Kolide metliciously documents every piece of data returned so you can understand the results.

Mac Homebrew Packages Schema

Column Type Description
id Primary Key

Unique identifier for the object

device_id Foreign Key

Device associated with the entry

device_name Text

Display name of the device associated with the entry

name Text

Package name

path Text

Package install path

version Text

The text representation of the version

version_major Bigint

version's semver major version (ex: 4.2.1 would yield 4)

version_minor Bigint

version's semver minor version (ex: 4.2.1 would yield 2)

version_patch Bigint

version's semver patch version (ex: 4.2.1 would yield 1)

version_subpatch Bigint

version's numeric status fourth position number (ex: 4.2.1.6 would yield 6)

version_pre Text

version's semver pre-release version (ex: 1.2.3-prerelease+build would yield pre-release)

version_build Text

version's semver build version (ex: 1.2.3-prerelease+build would yield build)

collected_at Timestamp

Time the row of data was first collected in the database

updated_at Timestamp

Time the row of data was last changed in the database

What Can You Do With This Information?

Kolide enables you to write your own queries against the data the agent collects. This allows you to build your own reports and API endpoints. For example, you can:

Verify whether desired homebrew package (yarn) is installed on device
Kolide SQL
WITH
yarn_installs AS (
-- Retrieve information about yarn installations
  SELECT 
    name, version, path, device_id 
  FROM mac_homebrew_packages 
  WHERE name = 'yarn'
),
-- Retrieve list of Macs from devices table and Left Join 
-- our yarn info to show where the package is missing
merge_data AS (
  SELECT 
    d.hardware, d.name AS device_name, yi.* 
  FROM devices d 
  LEFT JOIN yarn_installs yi ON d.id = yi.device_id 
-- Restrict return devices to only Macs
  WHERE d.type = 'Mac'
  )
SELECT 
  device_name, 
  path AS yarn_path, 
  version AS yarn_version,
  CASE 
    WHEN name ISNULL 
    THEN 'false' 
    ELSE 'true' 
    END AS yarn_installed
FROM merge_data LIMIT 10
Example Results
device_name yarn_installed yarn_path yarn_version
daves-mbp true /usr/local/Cellar/yarn/ 1.19.1
Ashleys-MacBook-Pro false (NULL) (NULL)
thebobinator true /usr/local/Cellar/yarn/ 1.19.1
dev-imac true /opt/homebrew/Cellar/yarn/ 1.22.17_2
Franks-M1-MacBook true /usr/local/Cellar/yarn/ 1.3.2
glissando false (NULL) (NULL)
Nicks-MacBook-Pro true /usr/local/Cellar/yarn/ 1.22.18

Why Should I Collect Mac Homebrew Packages?

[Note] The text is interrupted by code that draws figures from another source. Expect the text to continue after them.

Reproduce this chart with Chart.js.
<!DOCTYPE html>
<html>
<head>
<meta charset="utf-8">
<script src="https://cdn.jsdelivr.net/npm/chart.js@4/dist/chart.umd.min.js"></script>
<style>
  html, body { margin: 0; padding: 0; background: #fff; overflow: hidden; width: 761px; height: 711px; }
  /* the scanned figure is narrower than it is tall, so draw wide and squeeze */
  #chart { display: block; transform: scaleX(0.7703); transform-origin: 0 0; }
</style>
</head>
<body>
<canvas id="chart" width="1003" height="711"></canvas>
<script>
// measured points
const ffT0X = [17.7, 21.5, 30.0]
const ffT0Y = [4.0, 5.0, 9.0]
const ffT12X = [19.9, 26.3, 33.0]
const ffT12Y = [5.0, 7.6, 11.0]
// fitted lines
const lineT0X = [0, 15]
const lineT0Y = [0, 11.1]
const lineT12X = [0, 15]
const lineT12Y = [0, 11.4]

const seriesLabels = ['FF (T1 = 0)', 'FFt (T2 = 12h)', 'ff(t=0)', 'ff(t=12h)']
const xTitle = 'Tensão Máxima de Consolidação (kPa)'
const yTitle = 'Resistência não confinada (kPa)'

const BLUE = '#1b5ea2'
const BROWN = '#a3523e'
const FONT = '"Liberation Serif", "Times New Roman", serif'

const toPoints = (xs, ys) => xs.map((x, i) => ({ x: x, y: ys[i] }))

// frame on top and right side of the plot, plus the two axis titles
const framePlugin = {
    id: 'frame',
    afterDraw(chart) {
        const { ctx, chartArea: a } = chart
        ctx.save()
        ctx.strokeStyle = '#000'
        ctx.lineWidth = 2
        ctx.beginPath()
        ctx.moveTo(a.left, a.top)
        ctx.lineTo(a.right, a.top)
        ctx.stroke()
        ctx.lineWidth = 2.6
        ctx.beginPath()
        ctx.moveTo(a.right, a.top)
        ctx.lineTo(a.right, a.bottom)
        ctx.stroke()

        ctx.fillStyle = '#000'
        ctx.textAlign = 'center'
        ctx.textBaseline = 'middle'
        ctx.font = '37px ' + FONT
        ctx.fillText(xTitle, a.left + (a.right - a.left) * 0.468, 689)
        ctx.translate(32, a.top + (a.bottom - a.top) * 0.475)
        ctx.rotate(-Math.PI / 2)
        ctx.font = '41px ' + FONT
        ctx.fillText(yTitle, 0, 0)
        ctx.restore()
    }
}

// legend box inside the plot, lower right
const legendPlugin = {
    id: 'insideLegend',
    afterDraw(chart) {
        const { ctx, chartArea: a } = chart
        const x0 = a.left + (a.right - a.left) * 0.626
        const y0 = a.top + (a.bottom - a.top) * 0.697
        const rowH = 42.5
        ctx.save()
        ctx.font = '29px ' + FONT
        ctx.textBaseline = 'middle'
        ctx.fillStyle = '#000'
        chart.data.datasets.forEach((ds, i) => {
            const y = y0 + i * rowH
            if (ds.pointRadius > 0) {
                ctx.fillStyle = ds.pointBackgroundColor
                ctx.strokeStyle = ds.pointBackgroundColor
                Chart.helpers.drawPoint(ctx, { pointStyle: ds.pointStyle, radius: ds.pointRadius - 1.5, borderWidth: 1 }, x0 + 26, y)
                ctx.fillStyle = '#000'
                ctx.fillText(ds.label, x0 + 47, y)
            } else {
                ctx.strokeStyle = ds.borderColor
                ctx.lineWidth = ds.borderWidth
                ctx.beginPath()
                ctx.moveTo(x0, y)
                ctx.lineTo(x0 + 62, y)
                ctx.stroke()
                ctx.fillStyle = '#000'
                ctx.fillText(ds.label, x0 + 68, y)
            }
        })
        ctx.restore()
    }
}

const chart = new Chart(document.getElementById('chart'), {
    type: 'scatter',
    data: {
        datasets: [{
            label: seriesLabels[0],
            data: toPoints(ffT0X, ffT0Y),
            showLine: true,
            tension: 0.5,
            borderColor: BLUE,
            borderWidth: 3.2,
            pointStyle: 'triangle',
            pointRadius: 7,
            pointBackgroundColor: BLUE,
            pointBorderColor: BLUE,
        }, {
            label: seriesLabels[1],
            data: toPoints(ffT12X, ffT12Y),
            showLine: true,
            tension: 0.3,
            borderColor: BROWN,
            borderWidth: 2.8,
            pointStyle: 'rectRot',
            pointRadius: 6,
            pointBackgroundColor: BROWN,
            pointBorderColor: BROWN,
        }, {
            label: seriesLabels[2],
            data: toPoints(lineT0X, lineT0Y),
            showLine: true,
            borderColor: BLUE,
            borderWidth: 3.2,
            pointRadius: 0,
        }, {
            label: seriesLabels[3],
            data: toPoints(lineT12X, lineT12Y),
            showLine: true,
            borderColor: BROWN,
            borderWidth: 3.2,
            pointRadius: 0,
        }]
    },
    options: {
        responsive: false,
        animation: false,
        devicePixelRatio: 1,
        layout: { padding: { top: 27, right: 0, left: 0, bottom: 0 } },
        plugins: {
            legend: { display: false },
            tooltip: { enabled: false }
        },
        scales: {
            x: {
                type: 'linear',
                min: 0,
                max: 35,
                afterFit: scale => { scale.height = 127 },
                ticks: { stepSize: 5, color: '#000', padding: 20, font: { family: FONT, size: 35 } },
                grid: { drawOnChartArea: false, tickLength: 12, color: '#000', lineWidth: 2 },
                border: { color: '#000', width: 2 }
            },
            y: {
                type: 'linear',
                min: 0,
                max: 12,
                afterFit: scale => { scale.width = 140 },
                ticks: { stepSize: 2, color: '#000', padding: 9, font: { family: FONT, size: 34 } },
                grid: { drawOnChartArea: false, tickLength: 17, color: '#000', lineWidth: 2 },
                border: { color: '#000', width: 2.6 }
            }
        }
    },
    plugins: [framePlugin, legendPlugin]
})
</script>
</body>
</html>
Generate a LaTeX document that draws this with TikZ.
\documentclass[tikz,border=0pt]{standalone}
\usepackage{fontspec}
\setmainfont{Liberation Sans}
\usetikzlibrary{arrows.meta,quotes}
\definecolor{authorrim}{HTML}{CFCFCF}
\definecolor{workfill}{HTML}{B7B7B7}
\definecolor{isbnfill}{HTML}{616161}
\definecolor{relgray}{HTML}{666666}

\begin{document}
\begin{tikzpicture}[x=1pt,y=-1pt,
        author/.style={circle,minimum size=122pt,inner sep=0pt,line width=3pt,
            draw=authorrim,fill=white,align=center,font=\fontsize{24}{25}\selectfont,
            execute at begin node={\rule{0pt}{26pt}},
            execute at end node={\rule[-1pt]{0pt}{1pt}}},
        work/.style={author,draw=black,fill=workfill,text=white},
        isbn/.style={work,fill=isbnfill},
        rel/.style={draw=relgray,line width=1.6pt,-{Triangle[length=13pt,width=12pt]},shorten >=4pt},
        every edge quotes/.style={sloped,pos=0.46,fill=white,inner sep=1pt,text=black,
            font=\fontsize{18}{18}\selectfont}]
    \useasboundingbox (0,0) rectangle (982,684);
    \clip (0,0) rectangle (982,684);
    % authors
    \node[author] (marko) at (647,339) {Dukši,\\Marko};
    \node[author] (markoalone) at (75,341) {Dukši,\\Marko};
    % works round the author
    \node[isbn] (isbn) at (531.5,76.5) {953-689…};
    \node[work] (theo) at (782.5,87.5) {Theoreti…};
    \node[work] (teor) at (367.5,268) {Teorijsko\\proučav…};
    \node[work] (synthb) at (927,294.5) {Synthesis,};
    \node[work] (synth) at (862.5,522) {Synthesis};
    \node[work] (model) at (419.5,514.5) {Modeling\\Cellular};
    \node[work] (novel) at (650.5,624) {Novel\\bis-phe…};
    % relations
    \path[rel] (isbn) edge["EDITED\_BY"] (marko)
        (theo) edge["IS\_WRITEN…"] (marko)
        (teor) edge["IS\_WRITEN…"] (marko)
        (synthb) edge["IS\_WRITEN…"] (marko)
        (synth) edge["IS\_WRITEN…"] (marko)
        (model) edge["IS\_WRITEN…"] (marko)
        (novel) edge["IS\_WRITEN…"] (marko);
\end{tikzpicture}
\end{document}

Since homebrew is a widely popular package management tool, there is the potential for malicious actors to distribute malware. Given the wide range of possible software that can be installed, it is important to regularly audit the list of installed packages on a machine.

Homebrew packages are cataloged and tracked to allow:

  • Reviewing installed packages to verify desired device configuration
  • Discovering potential malicious software
  • Identifying out-of-date or otherwise vulnerable software packages
  • Identifying unsafe or unapproved installed software

Kolide collects metadata about homebrew packages including name, version and path.

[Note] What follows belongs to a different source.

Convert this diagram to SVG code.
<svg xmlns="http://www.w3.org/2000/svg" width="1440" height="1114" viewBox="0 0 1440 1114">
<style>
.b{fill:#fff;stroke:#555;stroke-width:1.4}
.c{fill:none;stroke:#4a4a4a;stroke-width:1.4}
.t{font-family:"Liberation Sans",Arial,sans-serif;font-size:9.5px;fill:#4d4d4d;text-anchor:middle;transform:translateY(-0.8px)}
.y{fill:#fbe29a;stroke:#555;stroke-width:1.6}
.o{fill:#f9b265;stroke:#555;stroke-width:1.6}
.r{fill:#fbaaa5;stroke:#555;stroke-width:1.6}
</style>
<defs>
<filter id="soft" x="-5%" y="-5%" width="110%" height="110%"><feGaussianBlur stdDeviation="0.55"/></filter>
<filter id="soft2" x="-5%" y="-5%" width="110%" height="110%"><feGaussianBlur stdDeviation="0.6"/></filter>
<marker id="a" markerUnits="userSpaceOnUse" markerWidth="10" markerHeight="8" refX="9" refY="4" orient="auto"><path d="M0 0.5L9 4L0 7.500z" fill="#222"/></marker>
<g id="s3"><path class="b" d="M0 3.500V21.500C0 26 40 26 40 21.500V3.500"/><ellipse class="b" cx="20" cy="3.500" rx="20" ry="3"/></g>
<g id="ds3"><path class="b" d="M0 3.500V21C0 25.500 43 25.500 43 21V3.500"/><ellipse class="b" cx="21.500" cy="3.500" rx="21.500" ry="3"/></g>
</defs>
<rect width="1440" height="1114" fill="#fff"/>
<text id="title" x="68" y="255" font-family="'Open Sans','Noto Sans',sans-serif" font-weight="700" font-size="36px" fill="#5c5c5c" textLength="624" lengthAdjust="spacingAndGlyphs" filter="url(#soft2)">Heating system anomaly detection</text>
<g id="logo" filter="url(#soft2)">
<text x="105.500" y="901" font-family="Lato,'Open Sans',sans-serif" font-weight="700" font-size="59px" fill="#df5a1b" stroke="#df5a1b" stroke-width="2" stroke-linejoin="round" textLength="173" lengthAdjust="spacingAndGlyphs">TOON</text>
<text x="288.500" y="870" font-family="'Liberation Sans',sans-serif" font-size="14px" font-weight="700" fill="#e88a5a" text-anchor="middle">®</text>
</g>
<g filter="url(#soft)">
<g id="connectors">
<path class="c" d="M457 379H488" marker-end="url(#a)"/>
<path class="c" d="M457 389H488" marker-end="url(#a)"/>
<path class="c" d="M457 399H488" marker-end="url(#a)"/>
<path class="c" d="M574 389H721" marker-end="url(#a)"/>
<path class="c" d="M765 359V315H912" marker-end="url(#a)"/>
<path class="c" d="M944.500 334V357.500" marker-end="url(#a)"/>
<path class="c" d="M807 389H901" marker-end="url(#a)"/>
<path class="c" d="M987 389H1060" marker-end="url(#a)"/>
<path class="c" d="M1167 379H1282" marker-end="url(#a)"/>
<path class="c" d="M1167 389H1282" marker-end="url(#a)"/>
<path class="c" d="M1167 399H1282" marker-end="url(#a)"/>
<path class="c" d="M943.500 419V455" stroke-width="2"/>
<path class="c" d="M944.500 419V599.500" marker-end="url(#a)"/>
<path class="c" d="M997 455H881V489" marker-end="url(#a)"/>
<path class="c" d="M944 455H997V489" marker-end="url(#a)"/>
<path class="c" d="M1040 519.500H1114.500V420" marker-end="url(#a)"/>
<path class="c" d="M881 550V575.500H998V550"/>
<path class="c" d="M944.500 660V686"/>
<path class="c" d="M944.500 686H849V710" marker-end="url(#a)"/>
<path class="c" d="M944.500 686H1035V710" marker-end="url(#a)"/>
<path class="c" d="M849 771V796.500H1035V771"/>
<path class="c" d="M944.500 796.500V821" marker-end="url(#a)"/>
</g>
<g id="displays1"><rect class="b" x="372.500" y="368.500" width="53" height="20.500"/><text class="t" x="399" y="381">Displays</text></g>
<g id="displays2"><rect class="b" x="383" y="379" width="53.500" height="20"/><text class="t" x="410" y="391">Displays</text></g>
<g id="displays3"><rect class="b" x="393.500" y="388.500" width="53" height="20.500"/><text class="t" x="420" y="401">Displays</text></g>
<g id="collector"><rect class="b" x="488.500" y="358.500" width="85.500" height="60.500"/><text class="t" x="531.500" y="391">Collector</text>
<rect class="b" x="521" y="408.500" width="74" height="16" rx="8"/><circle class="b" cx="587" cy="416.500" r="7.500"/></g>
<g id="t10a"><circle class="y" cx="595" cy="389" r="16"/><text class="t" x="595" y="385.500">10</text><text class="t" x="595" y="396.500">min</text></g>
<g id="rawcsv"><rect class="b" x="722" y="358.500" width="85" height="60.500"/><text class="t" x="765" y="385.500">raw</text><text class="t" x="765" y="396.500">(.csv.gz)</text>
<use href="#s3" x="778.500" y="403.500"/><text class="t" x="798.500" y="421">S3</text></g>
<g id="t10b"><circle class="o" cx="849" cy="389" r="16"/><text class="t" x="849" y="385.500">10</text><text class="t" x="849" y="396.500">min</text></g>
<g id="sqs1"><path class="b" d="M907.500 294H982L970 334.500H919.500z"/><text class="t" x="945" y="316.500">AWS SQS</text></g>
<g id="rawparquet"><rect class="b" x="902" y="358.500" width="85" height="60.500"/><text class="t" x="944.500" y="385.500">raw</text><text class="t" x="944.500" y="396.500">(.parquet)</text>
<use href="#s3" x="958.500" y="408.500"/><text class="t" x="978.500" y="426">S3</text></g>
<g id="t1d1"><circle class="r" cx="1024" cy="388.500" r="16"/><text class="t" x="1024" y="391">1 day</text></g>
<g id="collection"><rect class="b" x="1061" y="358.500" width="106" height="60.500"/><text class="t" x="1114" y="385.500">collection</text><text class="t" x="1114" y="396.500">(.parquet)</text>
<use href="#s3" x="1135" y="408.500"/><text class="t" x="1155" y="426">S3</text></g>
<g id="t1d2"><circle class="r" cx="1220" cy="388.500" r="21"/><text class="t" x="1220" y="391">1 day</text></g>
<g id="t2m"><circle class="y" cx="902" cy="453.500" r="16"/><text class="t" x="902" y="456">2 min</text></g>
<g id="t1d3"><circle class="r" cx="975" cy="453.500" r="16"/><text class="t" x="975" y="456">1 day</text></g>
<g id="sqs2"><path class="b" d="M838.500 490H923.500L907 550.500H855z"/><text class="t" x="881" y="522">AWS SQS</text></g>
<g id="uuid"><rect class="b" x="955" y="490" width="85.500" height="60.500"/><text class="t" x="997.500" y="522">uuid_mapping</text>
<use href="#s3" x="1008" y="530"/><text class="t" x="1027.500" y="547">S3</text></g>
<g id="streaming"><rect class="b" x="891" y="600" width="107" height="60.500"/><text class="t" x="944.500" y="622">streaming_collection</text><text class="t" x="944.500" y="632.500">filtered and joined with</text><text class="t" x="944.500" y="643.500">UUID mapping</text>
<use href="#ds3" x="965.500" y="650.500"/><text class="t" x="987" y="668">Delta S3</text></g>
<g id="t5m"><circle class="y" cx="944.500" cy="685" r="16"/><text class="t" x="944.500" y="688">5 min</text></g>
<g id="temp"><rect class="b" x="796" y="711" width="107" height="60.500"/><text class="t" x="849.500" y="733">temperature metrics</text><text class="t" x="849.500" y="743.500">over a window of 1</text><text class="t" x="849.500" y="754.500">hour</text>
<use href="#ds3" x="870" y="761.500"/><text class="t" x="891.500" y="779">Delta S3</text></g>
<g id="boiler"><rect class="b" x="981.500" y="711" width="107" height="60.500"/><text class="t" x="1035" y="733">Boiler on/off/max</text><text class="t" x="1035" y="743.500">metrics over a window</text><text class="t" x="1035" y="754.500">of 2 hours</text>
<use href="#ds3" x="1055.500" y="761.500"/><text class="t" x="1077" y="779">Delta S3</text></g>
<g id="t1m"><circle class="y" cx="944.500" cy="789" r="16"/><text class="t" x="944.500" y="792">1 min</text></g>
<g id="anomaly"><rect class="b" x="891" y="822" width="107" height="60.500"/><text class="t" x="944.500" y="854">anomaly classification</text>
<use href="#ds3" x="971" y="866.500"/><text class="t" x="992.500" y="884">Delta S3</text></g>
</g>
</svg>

End-User Privacy Consideration

Kolide practices Honest Security. We believe that data should be collected from end-user devices transparently and with privacy in mind.

Homebrew package installations reveal a partial list of the applications and software installed on your device. While they are generally multi-purpose/generic applications, they could include software used for personal or sensitive reasons.

When you use Kolide to list Mac Homebrew Package data from end-user devices, Kolide gives the people using those devices insight into exactly what data is collected, the privacy implications, and who on the IT team can see the data. This all happens in our end-user privacy center which can be accessed by employees through Slack or Google Workspace account.